Exposição anterior:
Nicoleta Sandulescu
Múltipla Singularidade
de 2020-02-22
a 2020-05-17
As obras apresentadas pertencem a uma série que dá continuidade a uma investigação onde o corpo
múltiplo se abre para reflectir o espaço de forma patética.
Nestas imagens, parte do dispositivo cénico é real mas parte é encenado; a encenação nestas
imagens constitui-se pela introdução de vários “acessórios de cena” e pelo corpo e a atuação do
mesmo. Neste aglomerado de diversos objetos que povoam a casa (todas as casas), a presença
destes (desde a cafeteira, a aparelhagem desatualizada, até ao moderno aparelho de televisão,
cadeira, máquina de lavar loiça, esfregona, cama desdobrável, espelho, escadote, aspirador,
guarda-chuva, colchão, panelas, ralador, etc.), são a prova de um “património humano”. O espaço da
casa traz consigo a devastação do tempo e uma intimidade do sujeito que é perturbada por objectos
e recordações — uma memória vivencial que se foi formando ao longo do tempo e se apresenta nestas
imagens como um pequeno palco das vivências pessoais. Mas, nesta casa nem tudo o que parece é;
ao contrário das casas verdadeiras, aqui alguns objetos são inúteis/desenquadrados. E ao serem
inúteis ganham uma liberdade que, antes, não tinham.

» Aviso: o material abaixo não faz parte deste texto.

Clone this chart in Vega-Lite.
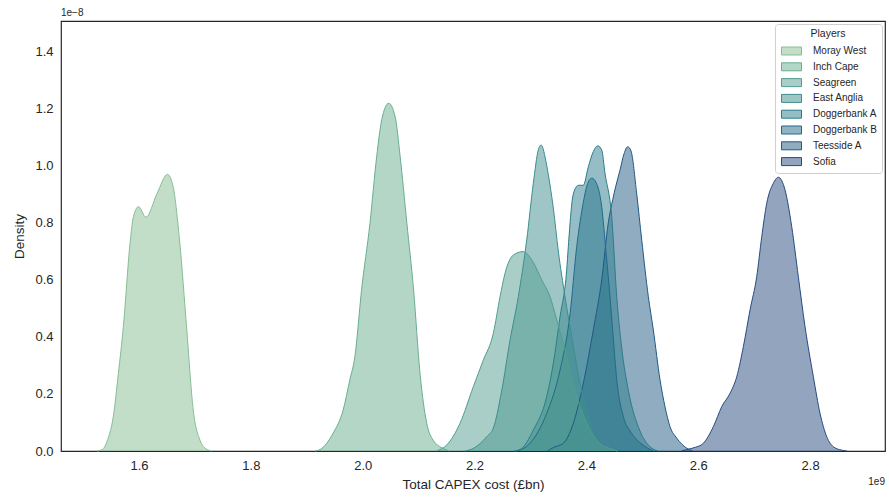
{
  "$schema": "https://vega.github.io/schema/vega-lite/v6.json",
  "width": 824,
  "height": 430,
  "autosize": "none",
  "padding": {"left": 61, "top": 21, "right": 4, "bottom": 46},
  "background": "white",
  "config": {
    "font": "Liberation Sans",
    "view": {"stroke": "#262626", "strokeWidth": 1.2},
    "axis": {"domain": false, "grid": false, "ticks": false, "labelFontSize": 13, "titleFontSize": 13.5, "titleFontWeight": "normal", "labelColor": "#262626", "titleColor": "#262626"}
  },
  "title": {"text": "1e−8", "anchor": "start", "frame": "group", "fontSize": 10, "fontWeight": "normal", "color": "#262626", "offset": 3},
  "layer": [
    {
      "data": {"values": [
        {"player":"Sofia","cost":2.570,"density":0},{"player":"Sofia","cost":2.5794,"density":0.005},{"player":"Sofia","cost":2.595,"density":0.013},{"player":"Sofia","cost":2.6091,"density":0.027},{"player":"Sofia","cost":2.627,"density":0.085},{"player":"Sofia","cost":2.642,"density":0.155},{"player":"Sofia","cost":2.6569,"density":0.202},{"player":"Sofia","cost":2.6689,"density":0.26},{"player":"Sofia","cost":2.6807,"density":0.365},{"player":"Sofia","cost":2.6927,"density":0.494},{"player":"Sofia","cost":2.7046,"density":0.61},{"player":"Sofia","cost":2.7136,"density":0.75},{"player":"Sofia","cost":2.7225,"density":0.867},{"player":"Sofia","cost":2.7343,"density":0.937},{"player":"Sofia","cost":2.7433,"density":0.958},{"player":"Sofia","cost":2.7552,"density":0.914},{"player":"Sofia","cost":2.7672,"density":0.785},{"player":"Sofia","cost":2.779,"density":0.61},{"player":"Sofia","cost":2.791,"density":0.435},{"player":"Sofia","cost":2.8059,"density":0.26},{"player":"Sofia","cost":2.8178,"density":0.132},{"player":"Sofia","cost":2.8298,"density":0.05},{"player":"Sofia","cost":2.8416,"density":0.015},{"player":"Sofia","cost":2.8566,"density":0.003},{"player":"Sofia","cost":2.866,"density":0},
        {"player":"Teesside A","cost":2.33,"density":0},{"player":"Teesside A","cost":2.3409,"density":0.012},{"player":"Teesside A","cost":2.3588,"density":0.027},{"player":"Teesside A","cost":2.3767,"density":0.097},{"player":"Teesside A","cost":2.3945,"density":0.237},{"player":"Teesside A","cost":2.4124,"density":0.424},{"player":"Teesside A","cost":2.4274,"density":0.599},{"player":"Teesside A","cost":2.4393,"density":0.80},{"player":"Teesside A","cost":2.4471,"density":0.88},{"player":"Teesside A","cost":2.453,"density":0.93},{"player":"Teesside A","cost":2.4601,"density":0.983},{"player":"Teesside A","cost":2.4673,"density":1.04},{"player":"Teesside A","cost":2.4739,"density":1.065},{"player":"Teesside A","cost":2.4798,"density":1.05},{"player":"Teesside A","cost":2.49,"density":0.90},{"player":"Teesside A","cost":2.499,"density":0.738},{"player":"Teesside A","cost":2.5108,"density":0.54},{"player":"Teesside A","cost":2.5197,"density":0.424},{"player":"Teesside A","cost":2.5317,"density":0.249},{"player":"Teesside A","cost":2.5406,"density":0.155},{"player":"Teesside A","cost":2.5496,"density":0.085},{"player":"Teesside A","cost":2.5616,"density":0.045},{"player":"Teesside A","cost":2.5794,"density":0.01},{"player":"Teesside A","cost":2.59,"density":0},
        {"player":"Doggerbank B","cost":2.275,"density":0},{"player":"Doggerbank B","cost":2.2992,"density":0.027},{"player":"Doggerbank B","cost":2.329,"density":0.132},{"player":"Doggerbank B","cost":2.3529,"density":0.283},{"player":"Doggerbank B","cost":2.3708,"density":0.48},{"player":"Doggerbank B","cost":2.3827,"density":0.715},{"player":"Doggerbank B","cost":2.3945,"density":0.87},{"player":"Doggerbank B","cost":2.4012,"density":0.93},{"player":"Doggerbank B","cost":2.4096,"density":0.955},{"player":"Doggerbank B","cost":2.4173,"density":0.94},{"player":"Doggerbank B","cost":2.4274,"density":0.855},{"player":"Doggerbank B","cost":2.435,"density":0.70},{"player":"Doggerbank B","cost":2.4422,"density":0.54},{"player":"Doggerbank B","cost":2.4483,"density":0.39},{"player":"Doggerbank B","cost":2.4543,"density":0.25},{"player":"Doggerbank B","cost":2.4662,"density":0.12},{"player":"Doggerbank B","cost":2.4781,"density":0.07},{"player":"Doggerbank B","cost":2.49,"density":0.04},{"player":"Doggerbank B","cost":2.5079,"density":0.012},{"player":"Doggerbank B","cost":2.52,"density":0},
        {"player":"Doggerbank A","cost":2.27,"density":0},{"player":"Doggerbank A","cost":2.2813,"density":0.005},{"player":"Doggerbank A","cost":2.3051,"density":0.073},{"player":"Doggerbank A","cost":2.329,"density":0.19},{"player":"Doggerbank A","cost":2.3409,"density":0.307},{"player":"Doggerbank A","cost":2.3529,"density":0.47},{"player":"Doggerbank A","cost":2.3648,"density":0.634},{"player":"Doggerbank A","cost":2.3677,"density":0.715},{"player":"Doggerbank A","cost":2.3767,"density":0.90},{"player":"Doggerbank A","cost":2.3856,"density":0.93},{"player":"Doggerbank A","cost":2.3945,"density":0.93},{"player":"Doggerbank A","cost":2.4035,"density":0.995},{"player":"Doggerbank A","cost":2.4124,"density":1.048},{"player":"Doggerbank A","cost":2.4203,"density":1.068},{"player":"Doggerbank A","cost":2.4274,"density":1.054},{"player":"Doggerbank A","cost":2.4333,"density":0.972},{"player":"Doggerbank A","cost":2.4453,"density":0.82},{"player":"Doggerbank A","cost":2.4543,"density":0.54},{"player":"Doggerbank A","cost":2.4632,"density":0.36},{"player":"Doggerbank A","cost":2.475,"density":0.213},{"player":"Doggerbank A","cost":2.4959,"density":0.07},{"player":"Doggerbank A","cost":2.5138,"density":0.015},{"player":"Doggerbank A","cost":2.528,"density":0},
        {"player":"East Anglia","cost":2.183,"density":0},{"player":"East Anglia","cost":2.1978,"density":0.009},{"player":"East Anglia","cost":2.2218,"density":0.05},{"player":"East Anglia","cost":2.2336,"density":0.08},{"player":"East Anglia","cost":2.2485,"density":0.21},{"player":"East Anglia","cost":2.2635,"density":0.388},{"player":"East Anglia","cost":2.2783,"density":0.54},{"player":"East Anglia","cost":2.2933,"density":0.738},{"player":"East Anglia","cost":2.3051,"density":0.937},{"player":"East Anglia","cost":2.3141,"density":1.054},{"player":"East Anglia","cost":2.3189,"density":1.071},{"player":"East Anglia","cost":2.329,"density":1.0},{"player":"East Anglia","cost":2.335,"density":0.93},{"player":"East Anglia","cost":2.3409,"density":0.85},{"player":"East Anglia","cost":2.3498,"density":0.70},{"player":"East Anglia","cost":2.3618,"density":0.54},{"player":"East Anglia","cost":2.3738,"density":0.40},{"player":"East Anglia","cost":2.3886,"density":0.237},{"player":"East Anglia","cost":2.4065,"density":0.097},{"player":"East Anglia","cost":2.4244,"density":0.027},{"player":"East Anglia","cost":2.4477,"density":0.005},{"player":"East Anglia","cost":2.456,"density":0},
        {"player":"Seagreen","cost":2.132,"density":0},{"player":"Seagreen","cost":2.1383,"density":0.005},{"player":"Seagreen","cost":2.1503,"density":0.021},{"player":"Seagreen","cost":2.174,"density":0.097},{"player":"Seagreen","cost":2.1978,"density":0.225},{"player":"Seagreen","cost":2.2157,"density":0.318},{"player":"Seagreen","cost":2.2336,"density":0.412},{"player":"Seagreen","cost":2.2456,"density":0.54},{"player":"Seagreen","cost":2.2545,"density":0.622},{"player":"Seagreen","cost":2.2694,"density":0.686},{"player":"Seagreen","cost":2.2872,"density":0.698},{"player":"Seagreen","cost":2.3023,"density":0.669},{"player":"Seagreen","cost":2.3201,"density":0.599},{"player":"Seagreen","cost":2.335,"density":0.54},{"player":"Seagreen","cost":2.347,"density":0.459},{"player":"Seagreen","cost":2.365,"density":0.33},{"player":"Seagreen","cost":2.383,"density":0.19},{"player":"Seagreen","cost":2.4006,"density":0.097},{"player":"Seagreen","cost":2.418,"density":0.038},{"player":"Seagreen","cost":2.442,"density":0.009},{"player":"Seagreen","cost":2.455,"density":0},
        {"player":"Inch Cape","cost":1.915,"density":0},{"player":"Inch Cape","cost":1.9237,"density":0.005},{"player":"Inch Cape","cost":1.947,"density":0.062},{"player":"Inch Cape","cost":1.965,"density":0.143},{"player":"Inch Cape","cost":1.977,"density":0.249},{"player":"Inch Cape","cost":1.986,"density":0.33},{"player":"Inch Cape","cost":1.998,"density":0.564},{"player":"Inch Cape","cost":2.013,"density":0.797},{"player":"Inch Cape","cost":2.025,"density":1.03},{"player":"Inch Cape","cost":2.034,"density":1.159},{"player":"Inch Cape","cost":2.0465,"density":1.217},{"player":"Inch Cape","cost":2.058,"density":1.17},{"player":"Inch Cape","cost":2.067,"density":1.03},{"player":"Inch Cape","cost":2.079,"density":0.797},{"player":"Inch Cape","cost":2.091,"density":0.564},{"player":"Inch Cape","cost":2.1025,"density":0.272},{"player":"Inch Cape","cost":2.1145,"density":0.097},{"player":"Inch Cape","cost":2.126,"density":0.038},{"player":"Inch Cape","cost":2.144,"density":0.009},{"player":"Inch Cape","cost":2.155,"density":0},
        {"player":"Moray West","cost":1.525,"density":0},{"player":"Moray West","cost":1.5338,"density":0.004},{"player":"Moray West","cost":1.544,"density":0.04},{"player":"Moray West","cost":1.554,"density":0.12},{"player":"Moray West","cost":1.563,"density":0.27},{"player":"Moray West","cost":1.572,"density":0.435},{"player":"Moray West","cost":1.584,"density":0.727},{"player":"Moray West","cost":1.59,"density":0.82},{"player":"Moray West","cost":1.599,"density":0.855},{"player":"Moray West","cost":1.6125,"density":0.818},{"player":"Moray West","cost":1.632,"density":0.90},{"player":"Moray West","cost":1.651,"density":0.968},{"player":"Moray West","cost":1.661,"density":0.925},{"player":"Moray West","cost":1.673,"density":0.727},{"player":"Moray West","cost":1.685,"density":0.435},{"player":"Moray West","cost":1.697,"density":0.143},{"player":"Moray West","cost":1.709,"density":0.038},{"player":"Moray West","cost":1.721,"density":0.006},{"player":"Moray West","cost":1.73,"density":0}
      ]},
      "mark": {"type": "area", "interpolate": "monotone", "fillOpacity": 0.5, "line": {"strokeWidth": 1}},
      "encoding": {
        "x": {"field": "cost", "type": "quantitative", "scale": {"domain": [1.4605, 2.934], "nice": false, "zero": false}, "axis": {"title": "Total CAPEX cost (£bn)", "values": [1.6, 1.8, 2.0, 2.2, 2.4, 2.6, 2.8], "format": ".1f", "labelPadding": 8, "titlePadding": 5}},
        "y": {"field": "density", "type": "quantitative", "stack": null, "scale": {"domain": [0, 1.505], "nice": false}, "axis": {"title": "Density", "values": [0, 0.2, 0.4, 0.6, 0.8, 1.0, 1.2, 1.4], "format": ".1f", "labelPadding": 8, "titlePadding": 8}},
        "color": {"field": "player", "type": "nominal", "scale": {"domain": ["Moray West", "Inch Cape", "Seagreen", "East Anglia", "Doggerbank A", "Doggerbank B", "Teesside A", "Sofia"], "range": ["#86be91", "#69ae90", "#519e8f", "#3d8e8e", "#2b7c8c", "#206b89", "#205984", "#274a7f"]},
          "legend": {"title": "Players", "orient": "top-right", "offset": 3, "padding": 5, "fillColor": "white", "strokeColor": "#d0d0d0", "cornerRadius": 3, "titleFontSize": 10.5, "titleFontWeight": "normal", "titleAnchor": "middle", "titleColor": "#262626", "titlePadding": 6, "labelFontSize": 10, "labelColor": "#262626", "labelOffset": 16, "rowPadding": 2.8, "symbolOffset": 6, "symbolType": "M-2,-0.8H2V0.8H-2Z", "symbolSize": 100, "symbolStrokeWidth": 1, "encode": {"symbols": {"update": {"fillOpacity": {"value": 0.5}, "stroke": {"scale": "color", "field": "value"}, "strokeWidth": {"value": 1}}}}}}
      }
    },
    {
      "data": {"values": [{"t": "1e9"}]},
      "mark": {"type": "text", "align": "right", "baseline": "middle", "fontSize": 10, "color": "#262626", "dy": 31},
      "encoding": {
        "x": {"datum": 2.934, "type": "quantitative"},
        "y": {"datum": 0, "type": "quantitative"},
        "text": {"field": "t"}
      }
    }
  ]
}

Múltipla Singularidade é o ponto de partida para uma investigação sobre a multiplicidade do eu
singular. Afirma-se a importância do corpo enquanto instrumento, onde existe uma materialização
deste eu em eu fragmentado tornado real através da pintura. O corpo como meio expressivo, que
interage com o espaço da casa e que deixa de ter identidade parece ter-se constituído como “objecto”
fulcral de análise. Uma máscara de uma identidade possível existe, portanto com natureza , que
parece ser inerente enquanto indivíduo singular e, simultaneamente, ser múltiplo.
O corpo em pose é redesenhado constante e profundamente através das imagens que, a partir dele,
são criadas e que, de alguma forma, devolvem o reflexo, transformando-o a cada olhar. Este corpo
experiência a teatralidade, a encenação, o gesto e o movimento e é representado como um constante
devir, em permanente confronto entre forças divergentes que lhe conferem desequilíbrio, dinamismo,
espontaneidade, imprevisibilidade e impermanência.
Portanto, retomado constantemente o mesmo modelo (singular), a pintura é de novo confrontada com
“o acontecer” (o que acontece na experiência e que não sabemos definir ao certo) agora já diferente
(múltiplo). Com um olhar renovado sobre a materialidade temática, a cor e a composição, a imagem
pictórica surge “sonhadora”, etérea e abstrata, ou seja, menos realista, e mais introspetiva.
Múltipla Singularidade surge de uma dúvida. De uma hesitação. Há, nesta série, uma vontade de tomar
várias direções. Há uma necessidade de desdobrar-se em vários e continuar a ser apenas um.